Third, when a party makes an assertion in a ‘clear, intelligent, and unequivocal’ manner, it is generally considered binding against the party unless they can explain a discrepancy or demonstrate a mistake. See Bakeman v Citizens Ins Co of the Midwest, ___ Mich App___, ___; ___ NW2d ___ (2022) (Docket No. 357195); slip op at 5 (holding that the trial court could not ignore plaintiff’s self-conflicting testimony made in a single deposition). Regarding self-conflicting testimony, this Court has been reluctant to apply a ‘bright line’ favoring either testimony that favors a witness or damages a witness. See id. at 5-6. Instead, ‘a party is ordinarily entitled to the benefit of testimony in support of that party, even when there are inconsistencies or contradictory statements in the testimony of [the] plaintiff or [their] witnesses . . . .’ Id. at 6 (quotation marks and citation omitted). The rule, which Wolverine cites, regarding conflicts between depositions and affidavits, ‘was designed to prevent parties from manufacturing factual questions for the purpose of surviving summary disposition.’ Id. Here, looking at the totality of Robinson’s statements, that does not appear to be the case. In his complaint, he asserted that he had auto insurance with Wolverine on the date of the accident. Then, in his response to Wolverine’s interrogatories he said he did not have insurance with Wolverine, but he had insurance with AAA. And, in his amended answer, Robinson indicated that, after ‘further investigation,’ he did not have a no-fault policy at the time of the accident. Here, Robinson’s conflicting and contradictory answers appear to be based on inadvertence or imprecision rather than guile, gamesmanship, or an attempt to thwart a procedural rule. See id. at 6. We also note that the discrepancy does not relate to the witness’s perception or memory of facts, but rather, the existence or nonexistence of an insurance policy, something that the Wolverine could establish separate from Robinson’s testimony. While Robinson’s answers may have provided a basis for a discovery sanction, the court did not impose one. Without such a sanction or other indication of guile or gamesmanship, the trial court should have considered the amended answer when ruling on the motion for summary disposition. Had it done so, it would have found a question of fact.

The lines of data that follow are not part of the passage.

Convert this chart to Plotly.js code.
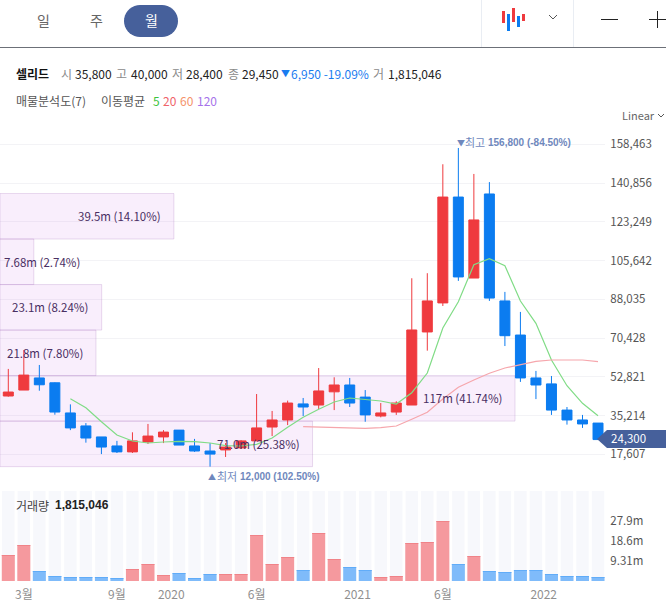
<!DOCTYPE html>
<html><head><meta charset="utf-8">
<script src="https://cdn.plot.ly/plotly-3.0.1.min.js"></script>
<style>html,body{margin:0;padding:0;background:#fff;overflow:hidden}#c{width:666px;height:608px}</style>
</head><body><div id="c"></div>
<script>
const idx = Array.from({length:39},(_,i)=>i);
const open_  = [44100,46800,52300,50100,36400,30500,25500,21400,18700,23200,25500,28600,21400,19100,19600,20500,23700,30000,33200,40500,40000,46000,49100,43600,35000,36800,40000,73200,86400,134500,97700,135900,87300,71800,52300,49600,37700,33200,31800];
const high_  = [56400,65000,58200,50300,40300,31800,25500,23700,27600,31400,28600,28600,24600,22700,22700,24100,45000,37300,42000,43200,56800,52600,52300,46800,40900,41700,97600,99900,149400,156800,145000,141300,91400,82300,55500,53200,39100,35500,31800];
const low_   = [43800,46800,46500,35600,28600,22900,17700,18200,18200,22300,22700,21800,18700,12000,16400,20000,23700,25900,30900,35000,38200,37700,39100,32400,34400,35500,40000,64700,85000,96400,97700,87300,66800,50500,42700,35500,31100,29600,24300];
const close_ = [45900,53600,49200,36800,29600,25000,20900,18700,23700,25900,27700,21800,19100,17700,20900,23700,29600,33200,40900,39100,46400,49100,40900,35500,36400,40900,74100,87300,134500,98200,124100,88600,71500,52300,49100,37700,33200,31400,24300];
const ma5  = [null,null,null,null,42871,38782,32420,26377,23650,22741,23196,23514,23332,22741,21515,21378,22151,25013,29875,34419,38055,41372,43189,42417,41826,40463,45598,54549,74997,86948,103761,106487,103307,87266,77133,60457,48779,40781,35147];
const ma20 = [null,null,null,null,null,null,null,null,null,null,null,null,null,null,null,null,null,null,null,30148,30012,30012,29557,29421,29694,30466,33511,36691,42735,48051,51369,54413,56821,58503,59866,60457,60593,60457,59684];
const volume = [12.1,16.76,4.66,2.33,1.86,1.86,1.86,1.4,5.59,7.92,2.79,3.72,1.4,3.26,3.26,3.26,21.42,7.92,11.17,5.12,22.35,10.24,6.52,5.12,1.86,2.33,17.69,18.16,27.94,7.92,11.64,4.66,4.19,5.12,5.12,3.26,2.33,2.33,1.815];
const volumeTrack = idx.map(()=>41.9);
const profileCenters = [22343,43029,63714,84400,105086,125771];
const profileValues  = [71.0,117,21.8,23.1,7.68,39.5];
const profileLabels  = ['71.0m (25.38%)','117m (41.74%)','21.8m (7.80%)','23.1m (8.24%)','7.68m (2.74%)','39.5m (14.10%)'];
const profileShift   = [-11,-11,-11,-12,48,-11];
const priceTicks = [158463,140856,123249,105642,88035,70428,52821,35214,17607];
const volTicks = [27.9,18.6,9.31];
const volTickText = ['27.9m','18.6m','9.31m'];
const timeTicks = [1,7,10.5,16,22.5,28,34.5];
const timeLabels = ['3월','9월','2020','6월','2021','6월','2022'];

const F = '"Noto Sans CJK KR","Noto Sans",sans-serif';
const LF = '"Liberation Sans",sans-serif';
const W=666,H=608, RED='#ef3a3e', BLUE='#0b7cf0';
const px=x=>x/W, py=y=>1-y/H;
const rng=[-0.535,38.45];
const up = idx.map(i=>close_[i]>=open_[i]);

const traces=[
 {type:'bar',orientation:'h',x:profileValues,y:profileCenters,width:20686,xaxis:'x',yaxis:'y',
  marker:{color:'rgba(206,120,235,0.13)',line:{color:'rgba(170,120,190,0.25)',width:1}},hoverinfo:'skip'},
 {type:'candlestick',x:idx,open:open_,high:high_,low:low_,close:close_,xaxis:'x2',yaxis:'y',whiskerwidth:0,
  increasing:{line:{color:RED,width:1},fillcolor:RED},decreasing:{line:{color:BLUE,width:1},fillcolor:BLUE},hoverinfo:'skip'},
 {type:'scatter',mode:'lines',x:idx,y:ma5,xaxis:'x2',yaxis:'y',line:{color:'#80dc86',width:1.2},hoverinfo:'skip'},
 {type:'scatter',mode:'lines',x:idx,y:ma20,xaxis:'x2',yaxis:'y',line:{color:'#f6a6ac',width:1.2},hoverinfo:'skip'},
 {type:'bar',x:idx,y:volumeTrack,width:0.8,xaxis:'x3',yaxis:'y2',marker:{color:'#f7f8fc'},hoverinfo:'skip'},
 {type:'bar',x:idx,y:volume,width:0.84,xaxis:'x3',yaxis:'y2',marker:{color:up.map(u=>u?'#f5999e':'#7fbbfa')},hoverinfo:'skip'},
 {type:'bar',x:idx,y:volume.map(()=>0.4),base:volume.map(v=>v-0.4),width:0.84,xaxis:'x3',yaxis:'y2',marker:{color:up.map(u=>u?'#ef7f85':'#5ca9f7')},hoverinfo:'skip'}
];

function T(x,y,text,o={}){return {xref:'paper',yref:'paper',x:px(x),y:py(y),text,showarrow:false,xanchor:o.anchor||'left',yanchor:'middle',borderpad:0,
  font:{family:o.family||F,size:o.size||12,color:o.color||'#222'}};}
const GR='#8a8a8a', DK='#222222', BL='#1a7cf0', LB='#6f88bd';
const annotations=[
 T(43,20,'일',{anchor:'center',size:14,color:'#666'}),
 T(96,20,'주',{anchor:'center',size:14,color:'#666'}),
 T(151,20,'월',{anchor:'center',size:14,color:'#fff'}),
 T(15,73.5,'<b>셀리드</b>',{color:'#111'}),
 T(60,73.5,'시',{color:GR}),T(74,73.5,'35,800',{color:DK}),
 T(115,73.5,'고',{color:GR}),T(130,73.5,'40,000',{color:DK}),
 T(171,73.5,'저',{color:GR}),T(185,73.5,'28,400',{color:DK}),
 T(227,73.5,'종',{color:GR}),T(241,73.5,'29,450',{color:DK}),
 T(280,73.5,'▼',{size:9,color:BL}),T(290,73.5,'6,950 -19.09%',{color:BL}),
 T(372,73.5,'거',{color:GR}),T(387,73.5,'1,815,046',{color:DK}),
 T(15,100.5,'매물분석도(7)',{color:'#555'}),T(100,100.5,'이동평균',{color:'#555'}),
 T(152,100.5,'5',{color:'#3cc43c'}),T(162,100.5,'20',{color:'#f0636a'}),T(179,100.5,'60',{color:'#f5936a'}),T(196,100.5,'120',{color:'#a673ea'}),
 T(621,115,'Linear',{size:11,color:'#666'}),
 T(456,142,'▼',{size:8,color:LB}),T(464,142,'최고',{size:11,color:LB}),T(487,142,'<b>156,800 (-84.50%)</b>',{size:10,family:LF,color:LB}),
 T(207,476,'▲',{size:8,color:LB}),T(216,476,'최저',{size:11,color:LB}),T(239,476,'<b>12,000 (102.50%)</b>',{size:10,family:LF,color:LB}),
 T(15,505,'거래량',{color:'#444'}),T(54,505,'<b>1,815,046</b>',{family:LF,color:'#222'}),
 T(610,438,'24,300',{size:11.5,color:'#fff'})
];
profileCenters.forEach((c,i)=>annotations.push({xref:'x',yref:'y',x:profileValues[i],y:c,text:profileLabels[i],showarrow:false,xanchor:'right',yanchor:'middle',xshift:profileShift[i],font:{family:F,size:11.5,color:'#4a2f63'}}));

function L(x0,y0,x1,y1,c,w=1){return {type:'line',xref:'paper',yref:'paper',x0:px(x0),y0:py(y0),x1:px(x1),y1:py(y1),line:{color:c,width:w}};}
function R(x0,y0,x1,y1,c){return {type:'rect',xref:'paper',yref:'paper',x0:px(x0),y0:py(y0),x1:px(x1),y1:py(y1),fillcolor:c,line:{width:0}};}
function P(pts,c,fill){const d=pts.map((p,i)=>(i?'L':'M')+px(p[0])+','+py(p[1])).join(' ');
 return {type:'path',xref:'paper',yref:'paper',path:d+(fill?' Z':''),fillcolor:fill?c:undefined,line:fill?{width:0}:{color:c,width:1}};}
function pill(x0,y0,x1,y1,c){const r=(y1-y0)/2,n=[];for(let a=-90;a<=90;a+=10){const t=a*Math.PI/180;n.push([x1-r+r*Math.cos(t),(y0+y1)/2+r*Math.sin(t)]);}
 for(let a=90;a<=270;a+=10){const t=a*Math.PI/180;n.push([x0+r+r*Math.cos(t),(y0+y1)/2+r*Math.sin(t)]);}return P(n,c,true);}
const shapes=[
 pill(124,5,178,37,'#46609b'),
 L(0,47.5,666,47.5,'#6c7078'),
 L(481.5,0,481.5,47,'#e9edf3'),L(573.5,0,573.5,47,'#e9edf3'),
 R(502,11,505,23,RED),R(507,14,510,31,BLUE),R(512,8,515,22,RED),R(517,16,520,27,BLUE),R(522,14,525,21,RED),
 P([[549,15],[553,19],[557,15]],'#555',false),
 L(601,19.5,618,19.5,'#222'),L(649,19.5,666,19.5,'#222'),L(657.5,11,657.5,28,'#222'),
 P([[658,114],[661,117],[664,114]],'#555',false),
 P([[597,439],[607,430],[666,430],[666,448],[607,448]],'#46609b',true)
];
const dom=[0,605/W];
const layout={width:W,height:H,autosize:false,margin:{l:0,r:0,t:0,b:0},paper_bgcolor:'#fff',plot_bgcolor:'rgba(0,0,0,0)',
 showlegend:false,barmode:'overlay',boxmode:'overlay',boxgap:0.356,boxgroupgap:0,hovermode:false,
 xaxis:{domain:dom,range:[0,117*605/515],visible:false,anchor:'y',fixedrange:true},
 xaxis2:{domain:dom,range:rng,visible:false,overlaying:'x',anchor:'y',rangeslider:{visible:false},fixedrange:true},
 xaxis3:{domain:dom,range:rng,anchor:'y2',tickmode:'array',tickvals:timeTicks,ticktext:timeLabels,showgrid:false,zeroline:false,showline:false,
   ticks:'outside',ticklen:3,tickcolor:'rgba(0,0,0,0)',tickfont:{family:F,size:12,color:'#909090'},tickangle:0,fixedrange:true},
 yaxis:{domain:[1-480/H,1-130/H],range:[5929,164969],side:'right',anchor:'x',tickmode:'array',tickvals:priceTicks,ticktext:priceTicks.map(v=>v.toLocaleString('en-US')),
   showgrid:true,gridcolor:'#f3f3f6',gridwidth:1,zeroline:false,showline:false,ticks:'outside',ticklen:2,tickcolor:'rgba(0,0,0,0)',tickfont:{family:F,size:11.5,color:'#555'},fixedrange:true},
 yaxis2:{domain:[1-581/H,1-491/H],range:[0,41.9],side:'right',anchor:'x3',tickmode:'array',tickvals:volTicks,ticktext:volTickText,
   showgrid:false,zeroline:false,showline:false,ticks:'outside',ticklen:2,tickcolor:'rgba(0,0,0,0)',tickfont:{family:F,size:11.5,color:'#555'},fixedrange:true},
 annotations,shapes
};
Plotly.newPlot('c',traces,layout,{displayModeBar:false,staticPlot:true});
</script></body></html>
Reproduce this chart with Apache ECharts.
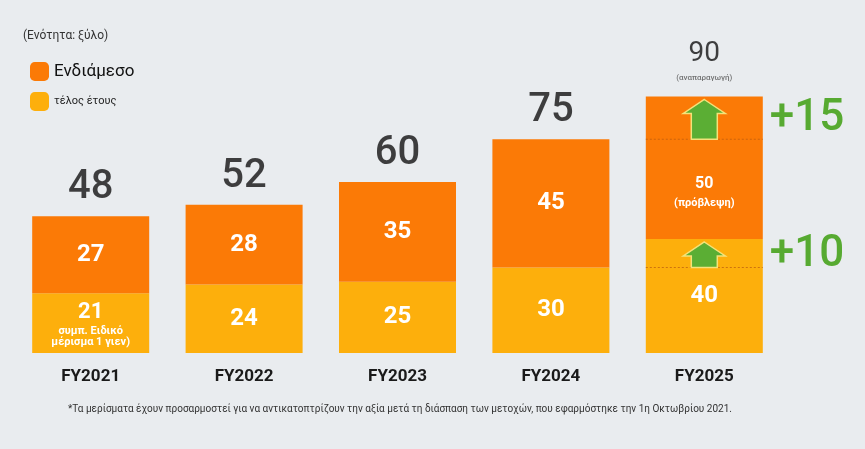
<!DOCTYPE html>
<html>
<head>
<meta charset="utf-8">
<script src="https://cdn.jsdelivr.net/npm/echarts@6/dist/echarts.min.js"></script>
<style>
  html, body { margin: 0; padding: 0; background: #E9ECEF; }
  #chart { width: 865px; height: 449px; }
</style>
</head>
<body>
<div id="chart"></div>
<script>
// 数据
const categories = ['FY2021', 'FY2022', 'FY2023', 'FY2024', 'FY2025'];
const yearEnd = [21, 24, 25, 30, 40];      // τέλος έτους
const interim = [27, 28, 35, 45, 50];      // Ενδιάμεσο
const totals = [48, 52, 60, 75, 90];
// αύξηση FY2025
const growthFrom = [30, 75];
const growthTo = [40, 90];
const growthLabels = ['+10', '+15'];

const ORANGE = '#FB7A06';
const YELLOW = '#FDAF0C';
const GREEN = '#57AA31';
const BAR_W = 117;

const chart = echarts.init(document.getElementById('chart'));

const option = {
    backgroundColor: '#E9ECEF',
    textStyle: { fontFamily: 'Roboto' },
    title: [
        {
            text: '(Ενότητα: ξύλο)',
            left: 18, top: 25,
            textStyle: { fontSize: 12, fontWeight: 'normal', color: '#333' }
        },
        {
            text: '*Τα μερίσματα έχουν προσαρμοστεί για να αντικατοπτρίζουν την αξία μετά τη διάσπαση των μετοχών, που εφαρμόστηκε την 1η Οκτωβρίου 2021.',
            left: 63, top: 399,
            textStyle: { fontSize: 10, fontWeight: 'normal', color: '#333' }
        }
    ],
    legend: [
        {
            data: ['Ενδιάμεσο'],
            left: 25, top: 57,
            itemWidth: 19, itemHeight: 19, itemGap: 4,
            textStyle: { fontSize: 17, color: '#111' }
        },
        {
            data: ['τέλος έτους'],
            left: 25, top: 87,
            itemWidth: 19, itemHeight: 19,
            textStyle: { fontSize: 11, color: '#222' }
        }
    ],
    grid: { left: 14, right: 84, top: 68, bottom: 96 },
    xAxis: {
        type: 'category',
        data: categories,
        axisLine: { show: false },
        axisTick: { show: false },
        axisLabel: { margin: 15, fontSize: 17, fontWeight: 'bold', color: '#1a1a1a' }
    },
    yAxis: {
        type: 'value', min: 0, max: 100, show: false,
        splitLine: { show: false }
    },
    series: [
        {
            name: 'τέλος έτους',
            type: 'bar',
            stack: 'div',
            barWidth: BAR_W,
            itemStyle: { color: YELLOW },
            label: {
                show: true, position: 'inside',
                color: '#fff', fontSize: 24, fontWeight: 'bold'
            },
            data: yearEnd.map((v, i) => i === 0 ? {
                value: v,
                label: {
                    formatter: '{a|{c}}\n{b|συμπ. Ειδικό}\n{b|μέρισμα 1 γιεν)}',
                    rich: {
                        a: { fontSize: 22, fontWeight: 'bold', color: '#fff', lineHeight: 28 },
                        b: { fontSize: 11, fontWeight: 'bold', color: '#fff', lineHeight: 11 }
                    }
                }
            } : v)
        },
        {
            name: 'Ενδιάμεσο',
            type: 'bar',
            stack: 'div',
            barWidth: BAR_W,
            itemStyle: { color: ORANGE },
            label: {
                show: true, position: 'inside',
                color: '#fff', fontSize: 24, fontWeight: 'bold'
            },
            data: interim.map((v, i) => i === 4 ? {
                value: v,
                label: {
                    offset: [0, 24],
                    formatter: '{a|{c}}\n{b|(πρόβλεψη)}',
                    rich: {
                        a: { fontSize: 16, fontWeight: 'bold', color: '#fff', lineHeight: 22 },
                        b: { fontSize: 11, fontWeight: 'bold', color: '#fff', lineHeight: 16 }
                    }
                }
            } : v)
        },
        {
            name: 'total',
            type: 'scatter',
            symbolSize: 0,
            silent: true,
            label: {
                show: true, position: 'top', distance: 8,
                fontSize: 40, fontWeight: 500, color: '#111'
            },
            data: totals.map((v, i) => i === 4 ? {
                value: v,
                label: {
                    distance: 12,
                    formatter: '{a|{c}}\n{b|(αναπαραγωγή)}',
                    rich: {
                        a: { fontSize: 28, fontWeight: 'normal', color: '#111', lineHeight: 34 },
                        b: { fontSize: 8, color: '#555', lineHeight: 14 }
                    }
                }
            } : v)
        },
        {
            name: 'growth',
            type: 'custom',
            silent: true,
            z: 10,
            data: growthFrom.map((v, i) => [4, v, growthTo[i]]),
            renderItem: (params, api) => {
                const lo = api.coord([api.value(0), api.value(1)]);
                const hi = api.coord([api.value(0), api.value(2)]);
                const cx = lo[0];
                const half = BAR_W / 2;
                const top = hi[1] + 3;
                const bot = lo[1];
                const headH = 14;
                return {
                    type: 'group',
                    children: [
                        {
                            type: 'line',
                            z2: 1,
                            shape: { x1: cx - half, y1: bot, x2: cx + half, y2: bot },
                            style: { stroke: '#B85A10', lineWidth: 1, lineDash: [2, 2], opacity: 0.7 }
                        },
                        {
                            type: 'polygon',
                            z2: 2,
                            shape: {
                                points: [
                                    [cx, top], [cx + 21, top + headH], [cx + 13, top + headH],
                                    [cx + 13, bot], [cx - 13, bot], [cx - 13, top + headH],
                                    [cx - 21, top + headH]
                                ]
                            },
                            style: { fill: '#5BAE34', stroke: '#F4E27A', lineWidth: 1.5 }
                        },
                        {
                            type: 'text',
                            style: {
                                text: growthLabels[params.dataIndex],
                                x: cx + half + 7, y: (top + bot) / 2,
                                verticalAlign: 'middle',
                                fill: GREEN, fontSize: 44, fontWeight: 500, fontFamily: 'Roboto'
                            }
                        }
                    ]
                };
            }
        }
    ]
};

chart.setOption(option);
</script>
</body>
</html>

Judge Swartzle dissented, believing that Robinson should not be allowed to proceed with his action given his multiple changes in position.
“Three different bites at the apple, three different statements of ‘fact’ by plaintiff. (1) In his complaint, plaintiff alleged that defendant, Wolverine Mutual Insurance Company, insured his vehicle. (2) Then, in answering defendant’s interrogatory, plaintiff asserted that AAA Insurance Company insured his vehicle. (3) Then, in responding (late) to a motion for summary disposition, plaintiff asserted that, actually, AAA did not insure his vehicle. (4) The majority is now granting plaintiff a fourth bite at this lawsuit, an opportunity that I would decline.”